In the material below, find each line holding the string "this" and copy it.

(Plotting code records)
○ ○ ○ ○

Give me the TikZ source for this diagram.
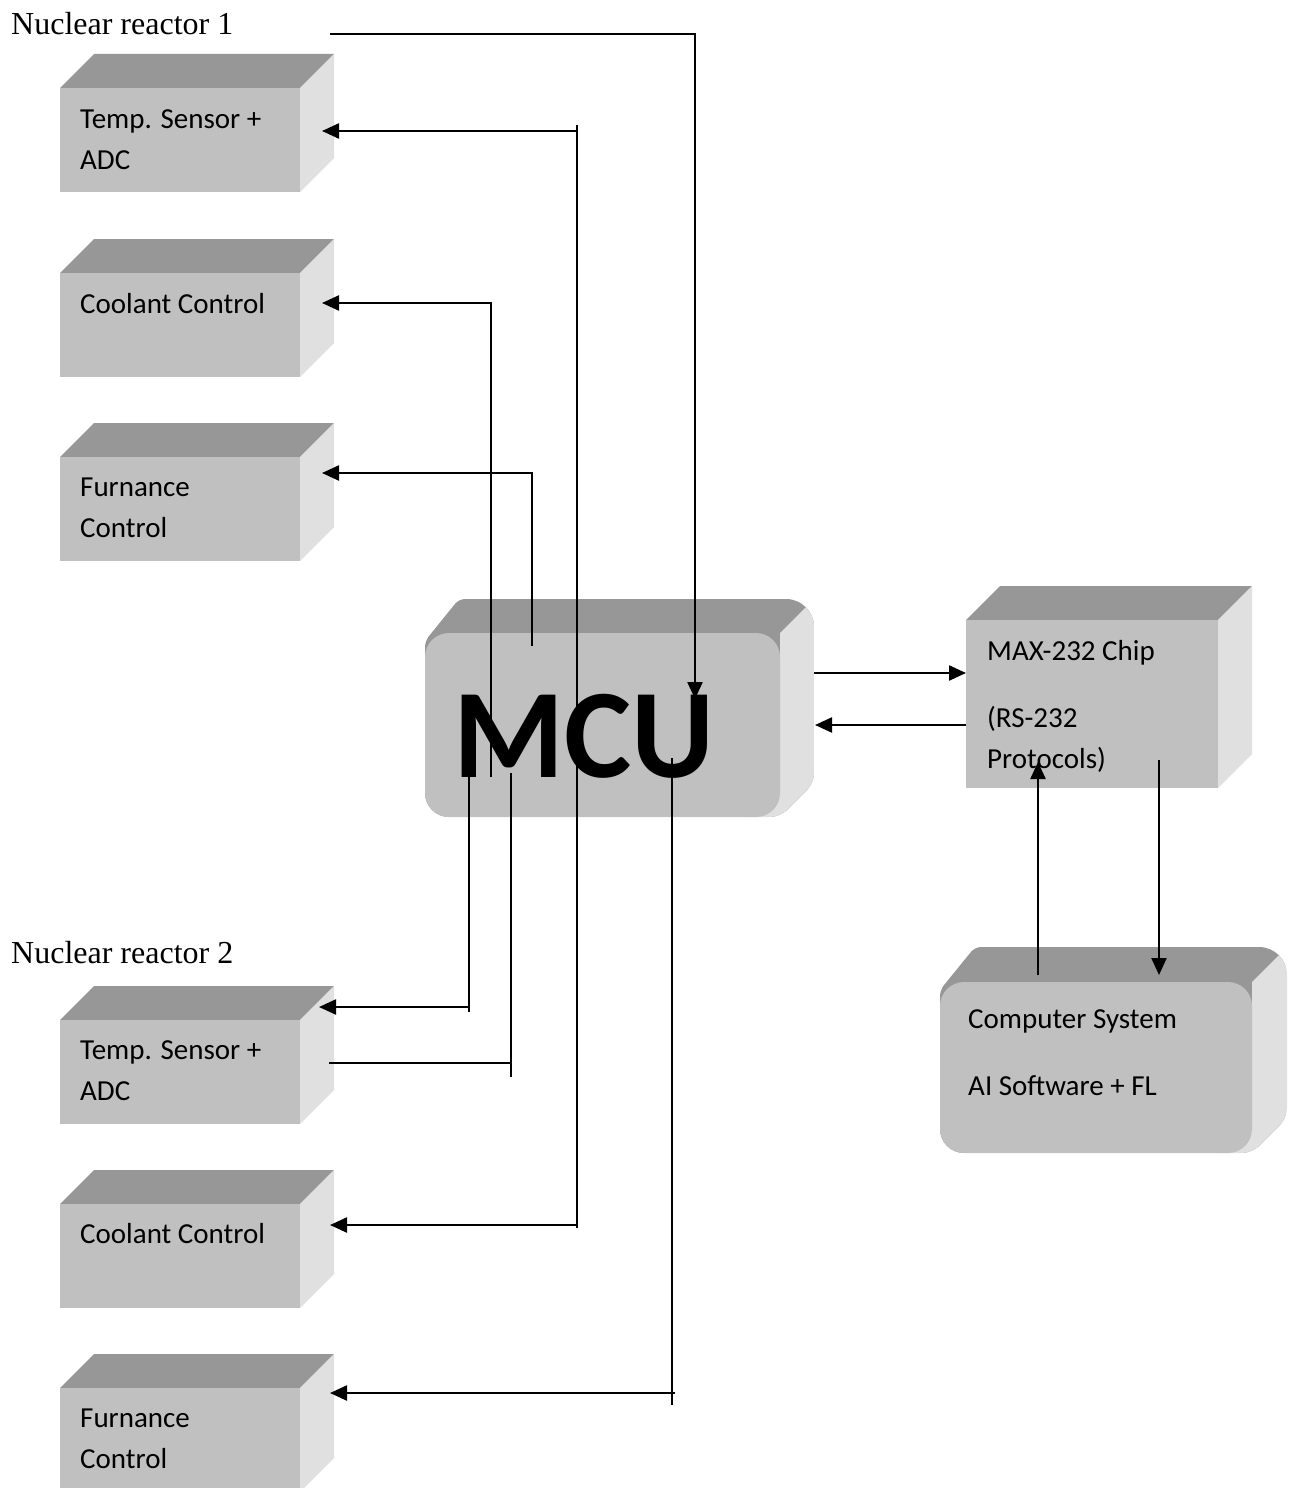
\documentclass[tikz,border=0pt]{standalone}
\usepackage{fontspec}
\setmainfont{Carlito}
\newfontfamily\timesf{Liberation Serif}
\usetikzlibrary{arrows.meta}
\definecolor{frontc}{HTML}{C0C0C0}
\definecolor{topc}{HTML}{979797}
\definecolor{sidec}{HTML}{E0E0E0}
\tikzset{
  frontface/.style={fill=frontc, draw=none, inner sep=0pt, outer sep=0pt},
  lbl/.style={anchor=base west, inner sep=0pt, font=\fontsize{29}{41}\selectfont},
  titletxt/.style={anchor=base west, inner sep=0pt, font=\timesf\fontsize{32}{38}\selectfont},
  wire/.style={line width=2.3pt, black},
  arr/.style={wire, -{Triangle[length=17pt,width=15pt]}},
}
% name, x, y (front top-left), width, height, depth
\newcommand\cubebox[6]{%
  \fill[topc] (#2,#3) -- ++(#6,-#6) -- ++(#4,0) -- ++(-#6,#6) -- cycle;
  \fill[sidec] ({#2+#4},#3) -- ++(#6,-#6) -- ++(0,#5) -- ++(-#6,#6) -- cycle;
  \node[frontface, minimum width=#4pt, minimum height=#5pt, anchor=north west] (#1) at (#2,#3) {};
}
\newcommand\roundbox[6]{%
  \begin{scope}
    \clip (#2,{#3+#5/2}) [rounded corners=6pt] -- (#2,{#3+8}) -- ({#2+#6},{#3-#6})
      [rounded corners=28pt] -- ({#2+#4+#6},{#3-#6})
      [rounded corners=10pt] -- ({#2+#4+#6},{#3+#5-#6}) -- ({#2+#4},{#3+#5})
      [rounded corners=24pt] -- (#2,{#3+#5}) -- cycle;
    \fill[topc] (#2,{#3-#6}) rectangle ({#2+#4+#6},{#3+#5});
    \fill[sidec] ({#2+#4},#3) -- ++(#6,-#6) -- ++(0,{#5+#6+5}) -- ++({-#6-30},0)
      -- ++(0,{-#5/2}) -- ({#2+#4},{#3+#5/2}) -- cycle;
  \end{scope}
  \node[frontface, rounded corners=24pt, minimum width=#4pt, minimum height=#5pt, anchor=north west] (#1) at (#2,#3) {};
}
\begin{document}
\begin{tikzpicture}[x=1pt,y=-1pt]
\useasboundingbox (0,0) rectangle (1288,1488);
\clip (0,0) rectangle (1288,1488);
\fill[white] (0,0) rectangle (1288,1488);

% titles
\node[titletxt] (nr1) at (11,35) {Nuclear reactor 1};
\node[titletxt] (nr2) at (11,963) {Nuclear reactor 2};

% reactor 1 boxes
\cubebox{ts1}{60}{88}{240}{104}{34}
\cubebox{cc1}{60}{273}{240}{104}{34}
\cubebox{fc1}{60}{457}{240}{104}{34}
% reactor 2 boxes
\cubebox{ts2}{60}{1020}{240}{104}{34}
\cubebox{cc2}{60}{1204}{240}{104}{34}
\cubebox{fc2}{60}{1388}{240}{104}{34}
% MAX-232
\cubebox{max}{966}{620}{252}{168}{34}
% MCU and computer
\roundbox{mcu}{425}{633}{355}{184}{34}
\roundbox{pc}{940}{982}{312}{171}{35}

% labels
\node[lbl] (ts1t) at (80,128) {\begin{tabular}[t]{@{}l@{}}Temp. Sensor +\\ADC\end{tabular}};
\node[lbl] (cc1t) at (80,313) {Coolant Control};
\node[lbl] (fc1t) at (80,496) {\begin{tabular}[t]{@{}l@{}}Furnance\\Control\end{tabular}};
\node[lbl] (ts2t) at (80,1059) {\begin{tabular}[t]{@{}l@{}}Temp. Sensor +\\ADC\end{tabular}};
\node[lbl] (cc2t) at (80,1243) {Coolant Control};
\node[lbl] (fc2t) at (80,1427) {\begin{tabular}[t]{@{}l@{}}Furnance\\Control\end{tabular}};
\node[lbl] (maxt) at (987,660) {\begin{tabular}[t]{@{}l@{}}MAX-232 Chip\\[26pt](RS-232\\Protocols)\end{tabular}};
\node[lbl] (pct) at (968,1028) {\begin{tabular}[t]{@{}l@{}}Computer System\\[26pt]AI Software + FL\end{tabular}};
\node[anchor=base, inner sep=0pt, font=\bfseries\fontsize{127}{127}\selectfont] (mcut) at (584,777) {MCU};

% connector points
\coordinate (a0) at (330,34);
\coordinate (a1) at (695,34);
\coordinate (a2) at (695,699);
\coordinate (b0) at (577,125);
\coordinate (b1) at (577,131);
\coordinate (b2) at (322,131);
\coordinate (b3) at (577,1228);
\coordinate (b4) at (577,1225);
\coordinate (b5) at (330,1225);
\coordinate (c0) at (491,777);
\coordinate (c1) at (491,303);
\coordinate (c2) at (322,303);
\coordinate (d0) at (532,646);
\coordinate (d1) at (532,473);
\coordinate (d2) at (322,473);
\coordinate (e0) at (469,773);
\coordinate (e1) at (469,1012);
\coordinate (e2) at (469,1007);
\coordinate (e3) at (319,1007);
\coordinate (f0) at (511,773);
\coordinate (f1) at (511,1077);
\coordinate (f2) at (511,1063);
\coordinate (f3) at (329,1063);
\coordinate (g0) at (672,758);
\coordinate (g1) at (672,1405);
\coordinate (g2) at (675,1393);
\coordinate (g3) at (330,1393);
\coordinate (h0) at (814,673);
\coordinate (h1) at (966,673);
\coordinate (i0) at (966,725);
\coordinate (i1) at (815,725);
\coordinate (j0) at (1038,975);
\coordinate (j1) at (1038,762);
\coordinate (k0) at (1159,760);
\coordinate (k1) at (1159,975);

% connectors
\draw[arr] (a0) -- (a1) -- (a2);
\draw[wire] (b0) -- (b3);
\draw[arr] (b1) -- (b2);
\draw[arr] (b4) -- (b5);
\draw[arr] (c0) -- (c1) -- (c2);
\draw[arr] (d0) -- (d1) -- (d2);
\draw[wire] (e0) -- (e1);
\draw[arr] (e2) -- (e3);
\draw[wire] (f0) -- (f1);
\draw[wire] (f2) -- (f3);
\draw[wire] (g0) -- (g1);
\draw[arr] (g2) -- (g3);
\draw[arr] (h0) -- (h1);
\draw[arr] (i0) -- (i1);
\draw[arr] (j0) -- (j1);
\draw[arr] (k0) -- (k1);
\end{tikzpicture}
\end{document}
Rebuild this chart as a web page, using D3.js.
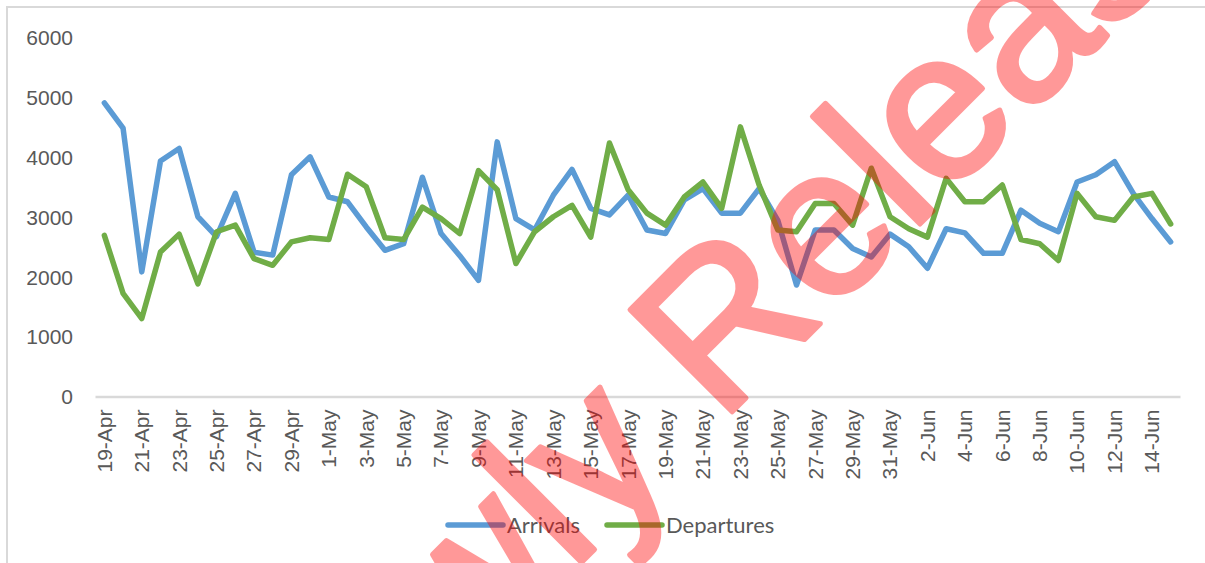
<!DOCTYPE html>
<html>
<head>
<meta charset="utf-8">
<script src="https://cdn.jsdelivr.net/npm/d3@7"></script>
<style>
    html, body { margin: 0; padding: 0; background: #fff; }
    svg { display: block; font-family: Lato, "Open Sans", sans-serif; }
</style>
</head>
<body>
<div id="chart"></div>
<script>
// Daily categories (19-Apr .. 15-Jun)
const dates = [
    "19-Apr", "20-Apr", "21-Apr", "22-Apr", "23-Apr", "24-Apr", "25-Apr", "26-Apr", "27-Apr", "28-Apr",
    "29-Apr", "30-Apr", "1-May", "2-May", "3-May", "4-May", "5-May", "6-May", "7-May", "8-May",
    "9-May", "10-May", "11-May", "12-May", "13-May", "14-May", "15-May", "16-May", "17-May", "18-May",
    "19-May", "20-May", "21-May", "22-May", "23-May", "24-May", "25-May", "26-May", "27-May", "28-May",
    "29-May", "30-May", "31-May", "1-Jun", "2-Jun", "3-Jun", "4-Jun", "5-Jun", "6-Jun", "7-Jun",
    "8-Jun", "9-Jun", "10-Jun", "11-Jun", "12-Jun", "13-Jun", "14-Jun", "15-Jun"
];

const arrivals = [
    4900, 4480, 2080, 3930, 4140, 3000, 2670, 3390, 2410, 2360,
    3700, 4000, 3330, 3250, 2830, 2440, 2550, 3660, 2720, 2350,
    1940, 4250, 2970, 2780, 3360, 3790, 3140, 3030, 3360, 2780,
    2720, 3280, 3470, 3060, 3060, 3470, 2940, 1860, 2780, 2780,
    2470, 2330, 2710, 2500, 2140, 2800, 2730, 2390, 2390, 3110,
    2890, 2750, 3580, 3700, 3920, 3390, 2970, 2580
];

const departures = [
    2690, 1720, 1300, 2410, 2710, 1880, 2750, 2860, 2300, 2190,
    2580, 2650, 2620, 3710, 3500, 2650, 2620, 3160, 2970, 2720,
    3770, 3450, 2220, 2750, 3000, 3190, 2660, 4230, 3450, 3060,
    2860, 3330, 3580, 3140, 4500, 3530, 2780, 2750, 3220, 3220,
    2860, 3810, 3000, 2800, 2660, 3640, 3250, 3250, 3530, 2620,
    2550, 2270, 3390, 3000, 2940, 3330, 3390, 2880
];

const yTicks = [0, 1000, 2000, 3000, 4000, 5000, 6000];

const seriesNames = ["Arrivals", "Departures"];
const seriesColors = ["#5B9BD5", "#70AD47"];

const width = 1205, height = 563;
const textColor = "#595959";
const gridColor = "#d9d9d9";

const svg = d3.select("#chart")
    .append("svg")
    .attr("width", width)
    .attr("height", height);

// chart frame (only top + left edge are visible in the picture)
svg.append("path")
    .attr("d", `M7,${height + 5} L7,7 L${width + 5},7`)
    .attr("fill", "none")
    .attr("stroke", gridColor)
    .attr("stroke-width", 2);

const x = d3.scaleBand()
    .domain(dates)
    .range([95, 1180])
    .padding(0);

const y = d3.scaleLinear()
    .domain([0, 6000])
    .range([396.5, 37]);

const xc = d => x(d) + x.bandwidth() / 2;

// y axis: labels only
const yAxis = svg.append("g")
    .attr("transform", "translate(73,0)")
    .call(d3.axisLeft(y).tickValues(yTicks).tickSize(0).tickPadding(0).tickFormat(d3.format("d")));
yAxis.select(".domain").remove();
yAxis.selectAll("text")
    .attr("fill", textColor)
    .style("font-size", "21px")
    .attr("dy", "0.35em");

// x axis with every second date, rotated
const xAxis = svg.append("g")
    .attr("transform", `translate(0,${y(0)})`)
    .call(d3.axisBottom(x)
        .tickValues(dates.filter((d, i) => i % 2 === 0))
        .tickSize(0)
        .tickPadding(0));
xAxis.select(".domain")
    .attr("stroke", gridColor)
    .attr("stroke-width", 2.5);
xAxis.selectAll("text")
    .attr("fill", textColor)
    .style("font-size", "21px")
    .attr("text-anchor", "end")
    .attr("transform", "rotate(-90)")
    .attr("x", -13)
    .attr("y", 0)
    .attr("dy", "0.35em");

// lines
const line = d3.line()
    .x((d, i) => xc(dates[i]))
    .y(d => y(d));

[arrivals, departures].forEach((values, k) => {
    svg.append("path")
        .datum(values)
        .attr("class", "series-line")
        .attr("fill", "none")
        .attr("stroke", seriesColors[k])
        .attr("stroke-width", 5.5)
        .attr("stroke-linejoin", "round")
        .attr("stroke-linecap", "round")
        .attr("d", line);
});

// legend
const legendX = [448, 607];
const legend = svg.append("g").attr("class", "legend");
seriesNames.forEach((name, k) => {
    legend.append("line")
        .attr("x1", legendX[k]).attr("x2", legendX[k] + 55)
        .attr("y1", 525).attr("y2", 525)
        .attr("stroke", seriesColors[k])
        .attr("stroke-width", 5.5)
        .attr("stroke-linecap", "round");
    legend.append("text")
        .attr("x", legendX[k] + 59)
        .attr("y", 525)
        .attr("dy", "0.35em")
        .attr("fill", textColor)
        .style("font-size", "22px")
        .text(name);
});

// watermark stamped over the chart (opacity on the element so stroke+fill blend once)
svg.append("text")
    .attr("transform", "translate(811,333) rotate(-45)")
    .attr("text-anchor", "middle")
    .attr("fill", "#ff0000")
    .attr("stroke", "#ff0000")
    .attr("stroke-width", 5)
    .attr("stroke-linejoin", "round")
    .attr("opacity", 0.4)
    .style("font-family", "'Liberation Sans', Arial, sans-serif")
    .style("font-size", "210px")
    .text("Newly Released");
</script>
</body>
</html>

○ ○ ○ ○

#### WRITTEN REPLY
Give me the TikZ source for this diagram.
Rebuild this chart as a web page, using D3.js.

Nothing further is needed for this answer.